私はただ淡々と、どこか他人事の様に話をした。
話している間、先生は真剣な顔をして下を向き、眉間にシワを寄せながらうんうんと頷いていた。
私が話すのをやめると、ふたたび沈黙が訪れた。
空気が重苦しく、心臓が締め付けられるように痛くなっていく。
チラッと先生を見ると、今まで見たことのない無表情な顔で、ただ目だけは何かを睨みつける様にじーっと床を見つめていた。
いつもニコニコと穏やかな表情をしていた先生の顔とのギャップに、私の背筋は少しだけゾクっとした。
何だか怖くなって、私も下を向いた。
だんだんと、何故か自分が怒られているような、不思議な気分になってゆく。
色々な事が頭を駆け巡りまた涙目になっていると、先生が大きくフー…っと溜め息をついた。
ビクッと驚いて先生を見る。
ゆっくりとこちらを向いた先生は、私と目が合うと、いつものようにニコっと笑った。
「目…腫れちゃってますね。」
先生はそう言って立ち上がるとキッチンに行き、冷凍庫から氷を取り出して袋に入れ、小さなハンドタオルと一緒に持ってきた。

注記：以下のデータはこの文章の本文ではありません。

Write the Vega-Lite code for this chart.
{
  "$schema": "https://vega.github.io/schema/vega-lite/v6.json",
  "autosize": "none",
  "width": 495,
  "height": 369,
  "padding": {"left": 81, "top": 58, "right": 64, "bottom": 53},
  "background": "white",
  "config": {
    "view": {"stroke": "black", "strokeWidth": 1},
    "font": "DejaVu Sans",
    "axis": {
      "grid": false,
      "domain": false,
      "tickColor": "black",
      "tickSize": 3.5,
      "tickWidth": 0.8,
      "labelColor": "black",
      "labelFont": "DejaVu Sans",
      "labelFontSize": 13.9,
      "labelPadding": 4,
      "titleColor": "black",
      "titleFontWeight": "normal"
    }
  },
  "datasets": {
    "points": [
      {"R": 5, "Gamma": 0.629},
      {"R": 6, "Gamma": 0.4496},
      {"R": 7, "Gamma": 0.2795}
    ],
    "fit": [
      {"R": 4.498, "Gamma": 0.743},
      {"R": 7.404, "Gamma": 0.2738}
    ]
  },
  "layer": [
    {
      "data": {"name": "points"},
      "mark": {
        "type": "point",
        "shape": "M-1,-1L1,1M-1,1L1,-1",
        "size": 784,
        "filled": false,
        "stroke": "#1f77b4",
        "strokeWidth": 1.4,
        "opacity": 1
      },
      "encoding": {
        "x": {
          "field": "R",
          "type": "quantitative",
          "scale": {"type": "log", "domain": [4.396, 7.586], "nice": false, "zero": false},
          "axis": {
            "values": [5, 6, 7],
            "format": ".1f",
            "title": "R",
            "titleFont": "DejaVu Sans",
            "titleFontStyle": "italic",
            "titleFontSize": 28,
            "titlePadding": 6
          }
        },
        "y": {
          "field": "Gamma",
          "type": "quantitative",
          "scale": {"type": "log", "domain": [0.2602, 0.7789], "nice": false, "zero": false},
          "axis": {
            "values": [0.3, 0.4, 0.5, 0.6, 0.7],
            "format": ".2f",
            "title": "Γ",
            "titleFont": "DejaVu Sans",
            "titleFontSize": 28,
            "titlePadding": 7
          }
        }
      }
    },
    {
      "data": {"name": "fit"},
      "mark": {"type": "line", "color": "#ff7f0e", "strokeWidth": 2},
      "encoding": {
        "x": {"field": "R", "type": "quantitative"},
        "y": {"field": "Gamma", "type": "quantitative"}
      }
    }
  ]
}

そして私の横に腰掛けると、不思議そうに見ている私の顔を優しく押さえ、目にそっと氷袋を当てた。
「…今から冷やして、効果あるかな?」
先生がちょっと困ったように笑いながら言う。
その途端、ムネにつかえていたドロドロとした感情が溢れだし、私は堪えきれずに声を押し殺して泣いた。
先生は私の背中をずっとさすりながら、もう大丈夫だから…と何度も何度も繰り返した。